EXERCISE INSTRUCTIONS:
From the first line of the data down to and including the line with "import plotly.graph_objects as go", copy everything exactly, leaving out pictures.

DATA LINES:
● ● ●
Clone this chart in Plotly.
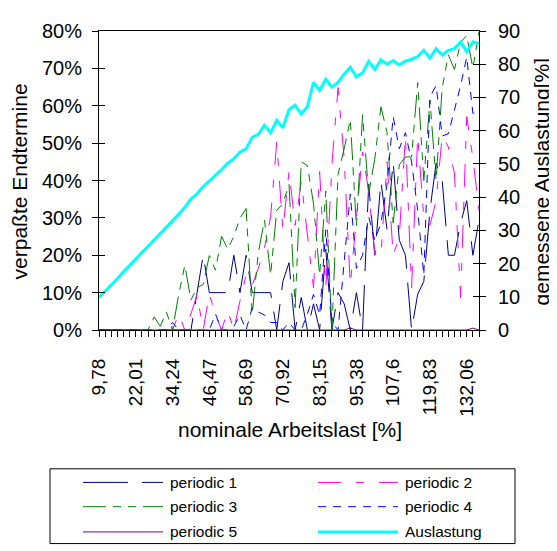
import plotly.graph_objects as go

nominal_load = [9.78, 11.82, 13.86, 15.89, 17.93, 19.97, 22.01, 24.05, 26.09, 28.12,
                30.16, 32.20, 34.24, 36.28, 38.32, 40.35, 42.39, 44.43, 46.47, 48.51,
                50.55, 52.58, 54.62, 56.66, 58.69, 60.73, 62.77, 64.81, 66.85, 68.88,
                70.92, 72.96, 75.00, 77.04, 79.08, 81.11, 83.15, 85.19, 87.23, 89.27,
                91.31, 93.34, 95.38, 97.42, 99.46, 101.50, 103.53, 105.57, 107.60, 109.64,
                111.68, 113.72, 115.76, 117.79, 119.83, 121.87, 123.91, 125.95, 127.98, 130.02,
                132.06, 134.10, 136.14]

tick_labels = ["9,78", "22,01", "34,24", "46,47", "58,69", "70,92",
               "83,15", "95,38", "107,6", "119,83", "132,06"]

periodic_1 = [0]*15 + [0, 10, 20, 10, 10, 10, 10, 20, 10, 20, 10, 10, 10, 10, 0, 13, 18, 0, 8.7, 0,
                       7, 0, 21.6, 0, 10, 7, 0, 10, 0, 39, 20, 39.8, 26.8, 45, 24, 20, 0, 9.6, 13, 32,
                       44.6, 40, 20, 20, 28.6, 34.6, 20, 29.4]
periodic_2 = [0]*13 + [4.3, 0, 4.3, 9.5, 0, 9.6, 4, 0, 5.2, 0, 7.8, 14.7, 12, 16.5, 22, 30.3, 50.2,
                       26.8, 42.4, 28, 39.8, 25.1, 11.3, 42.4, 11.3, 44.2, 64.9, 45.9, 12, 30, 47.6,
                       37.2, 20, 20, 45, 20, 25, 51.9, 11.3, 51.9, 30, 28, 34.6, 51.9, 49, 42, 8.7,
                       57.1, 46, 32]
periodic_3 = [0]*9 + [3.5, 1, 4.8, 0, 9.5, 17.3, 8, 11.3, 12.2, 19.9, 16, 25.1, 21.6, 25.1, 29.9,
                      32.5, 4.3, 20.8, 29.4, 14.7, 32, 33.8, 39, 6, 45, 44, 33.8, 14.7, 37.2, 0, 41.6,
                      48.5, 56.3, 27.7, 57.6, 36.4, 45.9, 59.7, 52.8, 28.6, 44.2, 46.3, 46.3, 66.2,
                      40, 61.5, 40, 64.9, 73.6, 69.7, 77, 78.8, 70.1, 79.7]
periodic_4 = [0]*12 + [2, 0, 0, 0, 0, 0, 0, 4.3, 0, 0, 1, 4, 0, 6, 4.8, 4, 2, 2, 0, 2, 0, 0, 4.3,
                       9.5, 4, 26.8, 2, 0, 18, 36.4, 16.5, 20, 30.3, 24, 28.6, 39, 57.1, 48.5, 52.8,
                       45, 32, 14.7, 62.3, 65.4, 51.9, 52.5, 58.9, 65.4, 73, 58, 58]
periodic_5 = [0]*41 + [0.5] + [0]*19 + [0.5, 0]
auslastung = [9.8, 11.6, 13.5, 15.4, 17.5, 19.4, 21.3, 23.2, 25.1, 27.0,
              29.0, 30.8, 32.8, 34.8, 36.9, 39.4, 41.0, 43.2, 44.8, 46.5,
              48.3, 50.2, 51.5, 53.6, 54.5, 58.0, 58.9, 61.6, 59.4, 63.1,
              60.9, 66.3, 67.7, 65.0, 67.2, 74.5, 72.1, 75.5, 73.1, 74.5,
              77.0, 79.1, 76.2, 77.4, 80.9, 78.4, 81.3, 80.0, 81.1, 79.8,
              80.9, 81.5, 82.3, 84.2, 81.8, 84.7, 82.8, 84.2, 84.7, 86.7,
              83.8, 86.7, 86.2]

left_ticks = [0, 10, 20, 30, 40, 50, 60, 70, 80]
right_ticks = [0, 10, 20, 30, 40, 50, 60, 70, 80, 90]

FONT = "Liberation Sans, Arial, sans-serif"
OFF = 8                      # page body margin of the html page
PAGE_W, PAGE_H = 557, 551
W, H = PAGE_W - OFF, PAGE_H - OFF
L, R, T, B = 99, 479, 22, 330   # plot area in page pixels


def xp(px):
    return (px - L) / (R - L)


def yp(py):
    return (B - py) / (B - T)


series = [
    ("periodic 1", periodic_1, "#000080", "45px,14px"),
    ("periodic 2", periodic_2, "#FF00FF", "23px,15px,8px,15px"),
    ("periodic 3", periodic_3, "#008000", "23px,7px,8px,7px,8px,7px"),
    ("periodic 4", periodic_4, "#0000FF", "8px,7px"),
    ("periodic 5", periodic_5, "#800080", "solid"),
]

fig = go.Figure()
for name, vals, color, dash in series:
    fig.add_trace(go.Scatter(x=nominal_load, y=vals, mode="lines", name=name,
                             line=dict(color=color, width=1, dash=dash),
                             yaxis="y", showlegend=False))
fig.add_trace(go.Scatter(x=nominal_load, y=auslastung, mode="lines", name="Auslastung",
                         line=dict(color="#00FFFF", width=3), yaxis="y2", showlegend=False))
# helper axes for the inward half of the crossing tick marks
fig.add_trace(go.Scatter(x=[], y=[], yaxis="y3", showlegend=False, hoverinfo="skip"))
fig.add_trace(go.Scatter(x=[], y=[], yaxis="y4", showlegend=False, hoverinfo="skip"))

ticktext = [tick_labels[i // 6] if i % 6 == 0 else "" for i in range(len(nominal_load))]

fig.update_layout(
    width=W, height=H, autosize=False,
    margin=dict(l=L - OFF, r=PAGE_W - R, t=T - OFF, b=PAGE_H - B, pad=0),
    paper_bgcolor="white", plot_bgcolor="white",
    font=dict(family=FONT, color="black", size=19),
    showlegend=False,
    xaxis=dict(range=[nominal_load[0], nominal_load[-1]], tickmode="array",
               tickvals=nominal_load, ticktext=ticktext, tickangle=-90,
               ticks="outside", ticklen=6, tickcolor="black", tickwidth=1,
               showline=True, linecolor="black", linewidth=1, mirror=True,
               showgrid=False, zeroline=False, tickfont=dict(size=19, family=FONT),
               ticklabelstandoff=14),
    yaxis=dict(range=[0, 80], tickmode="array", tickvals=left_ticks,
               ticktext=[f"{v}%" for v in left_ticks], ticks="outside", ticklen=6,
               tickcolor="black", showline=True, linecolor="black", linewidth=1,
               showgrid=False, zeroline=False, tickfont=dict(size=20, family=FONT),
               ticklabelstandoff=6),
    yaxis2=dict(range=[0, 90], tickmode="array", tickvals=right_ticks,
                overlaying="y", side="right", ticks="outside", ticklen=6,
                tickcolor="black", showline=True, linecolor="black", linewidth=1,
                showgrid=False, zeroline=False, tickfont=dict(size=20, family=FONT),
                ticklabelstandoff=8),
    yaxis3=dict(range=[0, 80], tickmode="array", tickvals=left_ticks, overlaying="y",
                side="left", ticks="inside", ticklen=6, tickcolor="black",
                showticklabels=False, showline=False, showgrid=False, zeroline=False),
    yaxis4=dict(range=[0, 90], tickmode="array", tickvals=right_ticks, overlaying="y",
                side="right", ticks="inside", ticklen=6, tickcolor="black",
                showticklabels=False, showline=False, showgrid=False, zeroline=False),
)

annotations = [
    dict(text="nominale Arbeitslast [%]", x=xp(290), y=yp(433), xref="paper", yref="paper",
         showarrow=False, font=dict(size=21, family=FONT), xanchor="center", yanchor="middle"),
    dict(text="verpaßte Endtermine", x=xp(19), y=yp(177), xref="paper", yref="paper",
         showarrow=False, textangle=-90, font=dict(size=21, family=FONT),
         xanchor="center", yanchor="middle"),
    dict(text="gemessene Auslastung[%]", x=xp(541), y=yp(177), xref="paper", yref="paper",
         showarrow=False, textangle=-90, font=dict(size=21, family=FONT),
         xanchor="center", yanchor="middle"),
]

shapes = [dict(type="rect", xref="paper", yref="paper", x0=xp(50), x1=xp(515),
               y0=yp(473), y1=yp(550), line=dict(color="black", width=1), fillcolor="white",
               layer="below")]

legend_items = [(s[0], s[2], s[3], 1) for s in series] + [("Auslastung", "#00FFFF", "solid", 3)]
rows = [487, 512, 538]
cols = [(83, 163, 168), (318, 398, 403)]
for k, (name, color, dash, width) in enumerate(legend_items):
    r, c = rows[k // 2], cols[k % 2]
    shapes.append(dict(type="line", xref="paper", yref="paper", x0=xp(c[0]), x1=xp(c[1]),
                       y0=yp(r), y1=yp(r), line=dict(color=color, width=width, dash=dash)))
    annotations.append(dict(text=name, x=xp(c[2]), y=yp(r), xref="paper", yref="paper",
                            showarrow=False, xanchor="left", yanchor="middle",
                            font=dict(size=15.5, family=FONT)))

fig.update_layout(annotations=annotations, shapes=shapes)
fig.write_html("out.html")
● ● ●
SOLUTION TO THE PROBLEM:
Clone this chart in Plotly.
import plotly.graph_objects as go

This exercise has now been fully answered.